Politics

Chaos excites the men who run our country – as A-level day will prove | Suzanne Moore


A-level results week. Kill me now. One of mine is getting hers and I say: “Don’t worry, none of it matters.” But then I am not a tiger mother. My book Sloth Mothering: How Not to Give a Monkeys is bound to sell brilliantly.

Still, she cares, because the teachers – who are burning out faster than they can be trained – care, because this is how they, too, are measured. The system is insane. No one needs miraculous grades unless they want to go to some super-duper college, because it is a buyer’s market. Many universities would probably admit my cat if it could pay international-student tuition fees. One college even sent my daughter chocolate lollipops to woo her. She didn’t know where the place was, but must have ticked a box on the Ucas form to shut everyone up.

She doesn’t really know where anywhere is.

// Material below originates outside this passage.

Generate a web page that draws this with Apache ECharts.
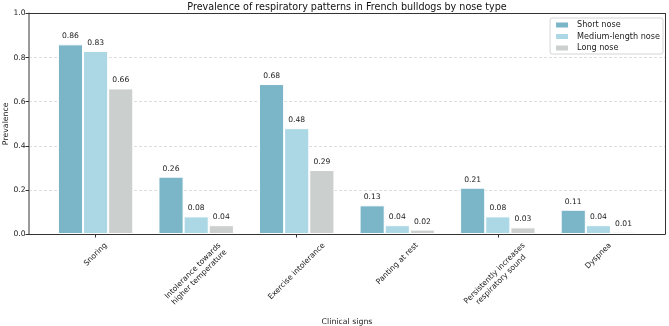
<!DOCTYPE html>
<html><head><meta charset="utf-8">
<script src="https://cdn.jsdelivr.net/npm/echarts@6/dist/echarts.min.js"></script>
<style>html,body{margin:0;padding:0;background:#fff}#c{width:669px;height:326px}</style>
</head><body><div id="c"></div>
<script>
const categories = ['Snoring', 'Intolerance towards\nhigher temperature', 'Exercise intolerance', 'Panting at rest', 'Persistently increases\nrespiratory sound', 'Dyspnea'];
const seriesNames = ['Short nose', 'Medium-length nose', 'Long nose'];
const shortNose = [0.86, 0.26, 0.68, 0.13, 0.21, 0.11];
const mediumNose = [0.83, 0.08, 0.48, 0.04, 0.08, 0.04];
const longNose = [0.66, 0.04, 0.29, 0.02, 0.03, 0.01];
const yTicks = [0.0, 0.2, 0.4, 0.6, 0.8, 1.0];

const FONT = '"DejaVu Sans", sans-serif';
const colors = ['#7ab5c8', '#acd8e5', '#cbcfcd'];
const chart = echarts.init(document.getElementById('c'), null, {renderer: 'canvas'});

const frame = {left: 29, right: 4, top: 13.5, bottom: 92};
// matplotlib-like x limits: bars span -0.375..5.375, margins 5%
const xLo = -0.6625, xHi = 5.6625;
const plotW = 669 - frame.left - frame.right;
const unit = plotW / (xHi - xLo);
const barGrid = {
  left: frame.left + (-0.5 - xLo) * unit,
  right: frame.right + (xHi - 5.5) * unit,
  top: frame.top, bottom: frame.bottom,
  outerBoundsMode: 'none', containLabel: false
};
const spine = {show: true, onZero: false, lineStyle: {color: '#333', width: 1}};
const hidden = {axisTick: {show: false}, axisLabel: {show: false}, splitLine: {show: false}};

const allData = [shortNose, mediumNose, longNose];
const option = {
  animation: false,
  backgroundColor: '#fff',
  title: {
    text: 'Prevalence of respiratory patterns in French bulldogs by nose type',
    left: frame.left + plotW / 2, textAlign: 'center', top: 2, padding: 0,
    textStyle: {fontFamily: FONT, fontSize: 9.6, fontWeight: 'normal', color: '#111'}
  },
  legend: {
    orient: 'vertical', right: 6, top: 18,
    itemWidth: 14, itemHeight: 7, itemGap: 1.5,
    padding: [2, 3, 1, 4],
    backgroundColor: '#fff', borderColor: '#d5d5d5', borderWidth: 1, borderRadius: 2,
    textStyle: {fontFamily: FONT, fontSize: 8.1, color: '#222', lineHeight: 10, padding: [0, 0, 0, 3]},
    data: seriesNames.map(n => ({name: n, icon: 'rect'}))
  },
  grid: [
    Object.assign({show: false, outerBoundsMode: 'none', containLabel: false}, frame),
    barGrid
  ],
  xAxis: [
    Object.assign({type: 'value', gridIndex: 0, min: 0, max: 1, axisLine: spine,
     name: 'Clinical signs', nameLocation: 'middle', nameGap: 84, nameMoveOverlap: false,
     nameTextStyle: {fontFamily: FONT, fontSize: 7.8, color: '#222'}}, hidden),
    {type: 'category', gridIndex: 1, data: categories,
     axisLine: {show: false},
     axisTick: {show: true, alignWithLabel: true, length: 3.5, lineStyle: {color: '#333'}},
     axisLabel: {show: false}},
    Object.assign({type: 'value', gridIndex: 0, position: 'top', min: 0, max: 1, axisLine: spine}, hidden)
  ],
  yAxis: [
    {type: 'value', gridIndex: 0, min: 0, max: 1, interval: 0.2,
     axisLine: {show: true, onZero: false, lineStyle: {color: '#9a9a9a', width: 2}},
     axisTick: {show: true, length: 3.5, lineStyle: {color: '#333'}},
     axisLabel: {fontFamily: FONT, fontSize: 7.6, color: '#222', margin: 3.5,
       formatter: v => v.toFixed(1)},
     splitLine: {show: true, showMinLine: false, showMaxLine: false,
       lineStyle: {color: '#d4d4d4', type: [3, 2], width: 0.8}},
     name: 'Prevalence', nameLocation: 'middle', nameGap: 19, nameRotate: 90, nameMoveOverlap: false,
     nameTextStyle: {fontFamily: FONT, fontSize: 7.8, color: '#222'}},
    {type: 'value', gridIndex: 1, min: 0, max: 1, show: false},
    Object.assign({type: 'value', gridIndex: 0, position: 'right', min: 0, max: 1, axisLine: spine}, hidden)
  ],
  series: allData.map((d, i) => ({
    name: seriesNames[i], type: 'bar', xAxisIndex: 1, yAxisIndex: 1,
    data: d, barGap: '0%', barCategoryGap: '25%',
    itemStyle: {color: colors[i], borderColor: '#fff', borderWidth: 1},
    label: {show: true, position: 'top', distance: 4, fontFamily: FONT, fontSize: 7.6, color: '#222',
      formatter: p => p.value.toFixed(2)}
  }))
};
chart.setOption(option);

// matplotlib-style rotated tick labels (rotation 45, ha=center): bbox centered on tick
(function placeLabels() {
  const fs = 7.6, lh = 9;
  const ctx = document.createElement('canvas').getContext('2d');
  ctx.font = fs + 'px ' + FONT;
  const axisY = chart.convertToPixel({yAxisIndex: 1}, 0);
  const s = Math.SQRT1_2;
  const els = categories.map((c, i) => {
    const lines = c.split('\n');
    const w = Math.max(...lines.map(t => ctx.measureText(t).width));
    const h = lines.length * lh;
    const half = (w + h) * s / 2;
    return {
      type: 'text',
      x: chart.convertToPixel({xAxisIndex: 1}, i),
      y: axisY + 7 + half,
      rotation: Math.PI / 4,
      style: {text: c, align: 'center', verticalAlign: 'middle', font: fs + 'px ' + FONT,
        fill: '#222', lineHeight: lh}
    };
  });
  chart.setOption({graphic: els});
})();
</script></body></html>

I think geography fell out of the curriculum at some point, or she was ill the day they did England. She does, however, know an awful lot about Mao Zedong. She is at John McDonnell level at least, I would say. And Mao seems very appropriate, not only for what has been in the education system, but what is going on now.

Remember, Michael Gove wrote in 2010: “Like Chairman Mao, we’ve embarked on a Long March to reform our education system.” It is 2019, so let’s see where that long march has got us. Ofqual has said it is likely that two out of five teenagers who have sat essay-based A-levels may by awarded the “wrong” grade because of inconsistent marking; subjects such as English and history are particularly affected because of the subjectivity of the marker. Experts talk of a “crisis of confidence”. The long march falters. A-levels are no longer the gold standard.

All this was done in the name of “standards”. Wussy subjects such as art and sociology were deemed almost worthless. Languages disappeared. English has been turned into a series of grammatically correct, imaginatively dead exercises. AS-levels came in with my first child and went out with my youngest. Bright kids used to take four A-levels; now it is back to three.

When I have asked teachers what is happening, often they reply that they are waiting to be told themselves. The academisation of state schools – an attempt to ape the discipline and ambition of private schools, but without their vast resources – tramples on. Free schools are in meltdown, many failing to meet “standards” and haemorrhaging millions of pounds. Some standards are more equal than others.

The blob – Gove’s disparaging nickname for the educational establishment and his many critics in it – has been well and truly undermined. Parts of this were done without consultation. It is rather like me breaking into an operating theatre and saying: “Give me a scalpel; I could hack that.” Who needs knowledge and experience?

Any kid who has survived this incessant mucking about has done well. Of course, while Gove was beginning his cultural revolution of turning back time, that edgelord Dominic Cummings was his adviser. Another quasi-Maoist. This is the key to this administration.

Teachers now speak of a working day reduced to numbers. As one respondent to a recent survey put it: “My job is no longer about children. It’s just a 60-hour week with pressure to push children’s achievement data through.” One in five now plan to leave within two years. Vic Goddard, the principal at Passmores academy in Harlow – of Educating Essex fame – complained that Gove dismissed vocational qualifications, sending the message that “you’re only valuable if you go to university”. Further education has virtually been demolished.

Supposedly, Mao once said: “Everything under heaven is in utter chaos; the situation is excellent.” Chaos excites the men who run our country now.

So, best of luck to those kids on Thursday. I am not a Maoist. I prefer rather old-fashioned philosophers. Whatever your results, as Bill and Ted said: “Be excellent to each other.”